┌──

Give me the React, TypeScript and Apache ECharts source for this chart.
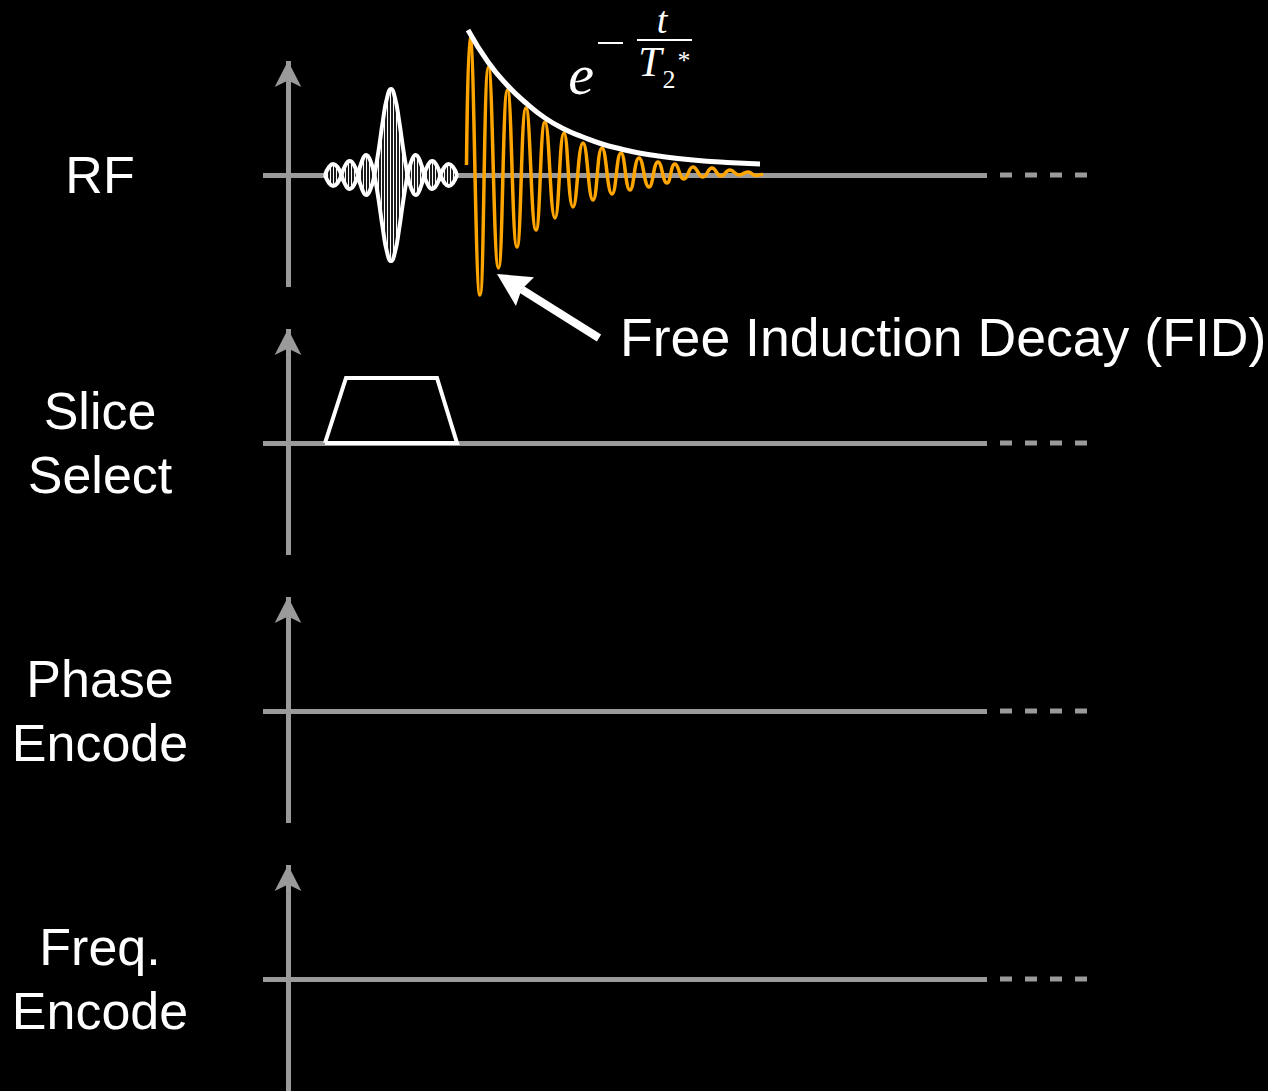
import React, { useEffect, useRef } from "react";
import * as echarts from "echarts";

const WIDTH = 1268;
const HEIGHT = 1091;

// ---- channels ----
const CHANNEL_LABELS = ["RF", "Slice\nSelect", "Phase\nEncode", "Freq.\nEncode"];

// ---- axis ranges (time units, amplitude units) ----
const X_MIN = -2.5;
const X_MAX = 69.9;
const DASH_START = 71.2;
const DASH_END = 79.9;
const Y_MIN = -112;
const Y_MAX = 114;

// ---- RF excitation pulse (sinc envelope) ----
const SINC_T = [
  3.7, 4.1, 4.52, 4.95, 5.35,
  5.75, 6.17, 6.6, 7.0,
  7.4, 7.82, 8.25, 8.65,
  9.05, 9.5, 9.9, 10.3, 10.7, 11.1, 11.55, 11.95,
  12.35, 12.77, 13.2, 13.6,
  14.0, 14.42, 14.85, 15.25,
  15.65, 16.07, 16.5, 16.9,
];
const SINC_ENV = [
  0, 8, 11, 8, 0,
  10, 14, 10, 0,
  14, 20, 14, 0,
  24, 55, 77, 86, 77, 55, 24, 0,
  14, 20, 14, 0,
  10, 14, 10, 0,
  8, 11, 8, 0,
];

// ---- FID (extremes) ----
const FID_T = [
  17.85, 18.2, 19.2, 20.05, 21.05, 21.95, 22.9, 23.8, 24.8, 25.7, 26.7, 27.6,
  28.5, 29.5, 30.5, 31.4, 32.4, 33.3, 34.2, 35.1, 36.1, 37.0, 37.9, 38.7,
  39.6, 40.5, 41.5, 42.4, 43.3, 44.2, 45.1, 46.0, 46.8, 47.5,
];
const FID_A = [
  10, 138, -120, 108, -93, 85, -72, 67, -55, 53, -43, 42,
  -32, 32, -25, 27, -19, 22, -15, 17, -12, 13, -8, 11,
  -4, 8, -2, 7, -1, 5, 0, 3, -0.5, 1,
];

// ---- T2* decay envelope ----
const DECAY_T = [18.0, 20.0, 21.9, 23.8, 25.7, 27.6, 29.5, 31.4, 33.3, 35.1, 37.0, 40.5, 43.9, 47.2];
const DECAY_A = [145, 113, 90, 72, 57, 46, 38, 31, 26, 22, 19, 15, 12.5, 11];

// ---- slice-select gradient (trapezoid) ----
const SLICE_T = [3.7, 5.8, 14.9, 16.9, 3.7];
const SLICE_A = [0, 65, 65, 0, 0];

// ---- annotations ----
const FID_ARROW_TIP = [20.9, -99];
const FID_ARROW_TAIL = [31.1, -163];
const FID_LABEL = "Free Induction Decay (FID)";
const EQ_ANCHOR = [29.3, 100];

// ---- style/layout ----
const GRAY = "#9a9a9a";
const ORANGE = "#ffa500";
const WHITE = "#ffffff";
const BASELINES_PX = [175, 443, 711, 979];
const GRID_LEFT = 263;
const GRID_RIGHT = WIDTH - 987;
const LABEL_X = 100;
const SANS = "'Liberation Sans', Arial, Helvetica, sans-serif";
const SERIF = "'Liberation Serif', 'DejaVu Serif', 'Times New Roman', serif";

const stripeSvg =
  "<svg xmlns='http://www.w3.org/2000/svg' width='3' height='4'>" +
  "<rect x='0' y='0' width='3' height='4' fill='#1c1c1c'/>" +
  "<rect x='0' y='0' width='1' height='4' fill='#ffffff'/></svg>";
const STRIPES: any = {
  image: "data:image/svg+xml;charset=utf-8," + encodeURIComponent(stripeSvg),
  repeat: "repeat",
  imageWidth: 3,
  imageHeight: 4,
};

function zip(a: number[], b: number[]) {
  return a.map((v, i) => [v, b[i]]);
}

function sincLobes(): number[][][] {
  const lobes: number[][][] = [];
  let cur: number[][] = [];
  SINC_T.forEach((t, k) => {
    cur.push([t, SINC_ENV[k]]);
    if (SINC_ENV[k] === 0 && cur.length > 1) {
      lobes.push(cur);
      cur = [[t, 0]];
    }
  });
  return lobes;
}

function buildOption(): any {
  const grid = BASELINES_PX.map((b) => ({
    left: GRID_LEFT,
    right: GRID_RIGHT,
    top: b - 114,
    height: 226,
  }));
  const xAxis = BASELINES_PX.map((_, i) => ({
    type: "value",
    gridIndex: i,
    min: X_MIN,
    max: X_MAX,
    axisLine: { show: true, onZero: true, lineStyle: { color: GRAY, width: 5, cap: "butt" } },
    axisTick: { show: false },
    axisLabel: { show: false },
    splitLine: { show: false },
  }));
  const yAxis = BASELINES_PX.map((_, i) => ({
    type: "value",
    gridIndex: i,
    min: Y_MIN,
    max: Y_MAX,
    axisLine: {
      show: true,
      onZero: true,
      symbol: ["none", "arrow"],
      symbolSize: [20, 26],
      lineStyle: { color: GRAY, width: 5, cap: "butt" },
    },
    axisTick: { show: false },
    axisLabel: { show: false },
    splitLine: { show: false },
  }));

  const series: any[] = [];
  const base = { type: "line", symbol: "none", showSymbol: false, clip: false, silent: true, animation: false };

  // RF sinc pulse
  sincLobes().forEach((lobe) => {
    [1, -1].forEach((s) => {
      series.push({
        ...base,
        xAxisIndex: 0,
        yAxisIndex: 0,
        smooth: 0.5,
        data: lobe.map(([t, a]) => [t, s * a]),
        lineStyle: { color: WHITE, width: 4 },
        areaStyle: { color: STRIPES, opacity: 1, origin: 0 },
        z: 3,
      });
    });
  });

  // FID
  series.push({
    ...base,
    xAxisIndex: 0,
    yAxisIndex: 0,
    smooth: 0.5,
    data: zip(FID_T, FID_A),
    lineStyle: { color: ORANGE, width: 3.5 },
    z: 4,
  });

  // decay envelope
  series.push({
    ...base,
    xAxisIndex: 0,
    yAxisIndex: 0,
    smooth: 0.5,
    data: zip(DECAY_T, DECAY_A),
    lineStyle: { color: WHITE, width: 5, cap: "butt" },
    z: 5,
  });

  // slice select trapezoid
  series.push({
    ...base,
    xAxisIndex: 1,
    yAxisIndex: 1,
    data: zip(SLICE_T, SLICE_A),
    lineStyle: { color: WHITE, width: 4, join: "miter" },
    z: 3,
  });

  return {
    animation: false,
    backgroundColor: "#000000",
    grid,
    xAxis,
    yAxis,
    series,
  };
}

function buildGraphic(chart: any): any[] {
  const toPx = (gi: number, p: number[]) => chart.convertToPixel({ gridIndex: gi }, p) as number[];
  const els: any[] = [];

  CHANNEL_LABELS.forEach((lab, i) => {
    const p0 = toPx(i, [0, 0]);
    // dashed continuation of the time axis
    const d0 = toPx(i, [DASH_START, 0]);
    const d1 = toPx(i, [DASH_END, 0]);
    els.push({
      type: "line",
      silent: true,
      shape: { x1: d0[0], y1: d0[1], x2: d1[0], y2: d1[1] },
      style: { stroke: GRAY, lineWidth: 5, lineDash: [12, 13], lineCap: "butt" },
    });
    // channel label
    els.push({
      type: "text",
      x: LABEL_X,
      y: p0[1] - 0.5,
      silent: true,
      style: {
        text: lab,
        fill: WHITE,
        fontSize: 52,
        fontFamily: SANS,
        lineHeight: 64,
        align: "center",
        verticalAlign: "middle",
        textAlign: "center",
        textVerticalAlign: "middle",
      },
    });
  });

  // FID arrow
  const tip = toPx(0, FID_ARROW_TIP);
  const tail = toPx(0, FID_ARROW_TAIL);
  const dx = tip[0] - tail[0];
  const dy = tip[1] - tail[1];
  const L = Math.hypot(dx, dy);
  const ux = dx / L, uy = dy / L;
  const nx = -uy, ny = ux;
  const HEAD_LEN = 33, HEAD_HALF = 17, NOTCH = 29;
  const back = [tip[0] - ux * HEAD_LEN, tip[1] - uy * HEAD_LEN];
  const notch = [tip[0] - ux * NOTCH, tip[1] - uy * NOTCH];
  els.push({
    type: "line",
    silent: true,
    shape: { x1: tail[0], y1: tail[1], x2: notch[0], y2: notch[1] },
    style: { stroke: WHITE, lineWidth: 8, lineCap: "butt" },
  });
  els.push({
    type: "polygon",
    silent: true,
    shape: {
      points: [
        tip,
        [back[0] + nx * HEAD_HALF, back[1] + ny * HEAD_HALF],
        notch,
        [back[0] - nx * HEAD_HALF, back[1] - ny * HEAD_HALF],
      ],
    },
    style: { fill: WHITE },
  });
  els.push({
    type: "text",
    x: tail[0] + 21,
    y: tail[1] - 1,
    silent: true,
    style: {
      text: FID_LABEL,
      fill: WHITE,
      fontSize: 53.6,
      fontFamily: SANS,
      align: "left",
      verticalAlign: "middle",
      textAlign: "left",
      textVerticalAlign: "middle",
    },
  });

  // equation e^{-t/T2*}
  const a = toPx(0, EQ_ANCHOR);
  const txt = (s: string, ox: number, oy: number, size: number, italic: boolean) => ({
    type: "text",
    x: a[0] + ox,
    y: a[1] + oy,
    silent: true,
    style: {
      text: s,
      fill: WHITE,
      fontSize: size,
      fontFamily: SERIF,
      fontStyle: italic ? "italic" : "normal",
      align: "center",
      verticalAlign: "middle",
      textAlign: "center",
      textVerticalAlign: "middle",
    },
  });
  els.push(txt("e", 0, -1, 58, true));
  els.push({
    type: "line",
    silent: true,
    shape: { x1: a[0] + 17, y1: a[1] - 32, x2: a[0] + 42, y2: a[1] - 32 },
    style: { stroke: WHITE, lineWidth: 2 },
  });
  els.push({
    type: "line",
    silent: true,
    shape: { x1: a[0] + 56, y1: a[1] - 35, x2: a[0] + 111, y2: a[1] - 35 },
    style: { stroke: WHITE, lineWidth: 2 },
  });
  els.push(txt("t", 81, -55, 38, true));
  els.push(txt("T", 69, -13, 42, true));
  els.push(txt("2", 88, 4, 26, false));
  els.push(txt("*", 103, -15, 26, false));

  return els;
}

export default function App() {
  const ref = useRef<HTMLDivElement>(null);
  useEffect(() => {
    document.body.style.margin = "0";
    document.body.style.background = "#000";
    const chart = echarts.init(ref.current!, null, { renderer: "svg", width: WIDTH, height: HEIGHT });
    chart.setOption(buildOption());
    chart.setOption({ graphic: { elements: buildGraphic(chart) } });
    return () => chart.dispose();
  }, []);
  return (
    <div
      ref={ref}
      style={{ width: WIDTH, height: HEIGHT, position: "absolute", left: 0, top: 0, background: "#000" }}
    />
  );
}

└──

> [Set exercise]: Pictures excluded, repeat exactly the lines from the top of the material through the line with "const SLICE_A = [0, 65, 65, 0, 0];", including both of those lines.

> [Task response]:
Give me the React, TypeScript and Apache ECharts source for this chart.
import React, { useEffect, useRef } from "react";
import * as echarts from "echarts";

const WIDTH = 1268;
const HEIGHT = 1091;

// ---- channels ----
const CHANNEL_LABELS = ["RF", "Slice\nSelect", "Phase\nEncode", "Freq.\nEncode"];

// ---- axis ranges (time units, amplitude units) ----
const X_MIN = -2.5;
const X_MAX = 69.9;
const DASH_START = 71.2;
const DASH_END = 79.9;
const Y_MIN = -112;
const Y_MAX = 114;

// ---- RF excitation pulse (sinc envelope) ----
const SINC_T = [
  3.7, 4.1, 4.52, 4.95, 5.35,
  5.75, 6.17, 6.6, 7.0,
  7.4, 7.82, 8.25, 8.65,
  9.05, 9.5, 9.9, 10.3, 10.7, 11.1, 11.55, 11.95,
  12.35, 12.77, 13.2, 13.6,
  14.0, 14.42, 14.85, 15.25,
  15.65, 16.07, 16.5, 16.9,
];
const SINC_ENV = [
  0, 8, 11, 8, 0,
  10, 14, 10, 0,
  14, 20, 14, 0,
  24, 55, 77, 86, 77, 55, 24, 0,
  14, 20, 14, 0,
  10, 14, 10, 0,
  8, 11, 8, 0,
];

// ---- FID (extremes) ----
const FID_T = [
  17.85, 18.2, 19.2, 20.05, 21.05, 21.95, 22.9, 23.8, 24.8, 25.7, 26.7, 27.6,
  28.5, 29.5, 30.5, 31.4, 32.4, 33.3, 34.2, 35.1, 36.1, 37.0, 37.9, 38.7,
  39.6, 40.5, 41.5, 42.4, 43.3, 44.2, 45.1, 46.0, 46.8, 47.5,
];
const FID_A = [
  10, 138, -120, 108, -93, 85, -72, 67, -55, 53, -43, 42,
  -32, 32, -25, 27, -19, 22, -15, 17, -12, 13, -8, 11,
  -4, 8, -2, 7, -1, 5, 0, 3, -0.5, 1,
];

// ---- T2* decay envelope ----
const DECAY_T = [18.0, 20.0, 21.9, 23.8, 25.7, 27.6, 29.5, 31.4, 33.3, 35.1, 37.0, 40.5, 43.9, 47.2];
const DECAY_A = [145, 113, 90, 72, 57, 46, 38, 31, 26, 22, 19, 15, 12.5, 11];

// ---- slice-select gradient (trapezoid) ----
const SLICE_T = [3.7, 5.8, 14.9, 16.9, 3.7];
const SLICE_A = [0, 65, 65, 0, 0];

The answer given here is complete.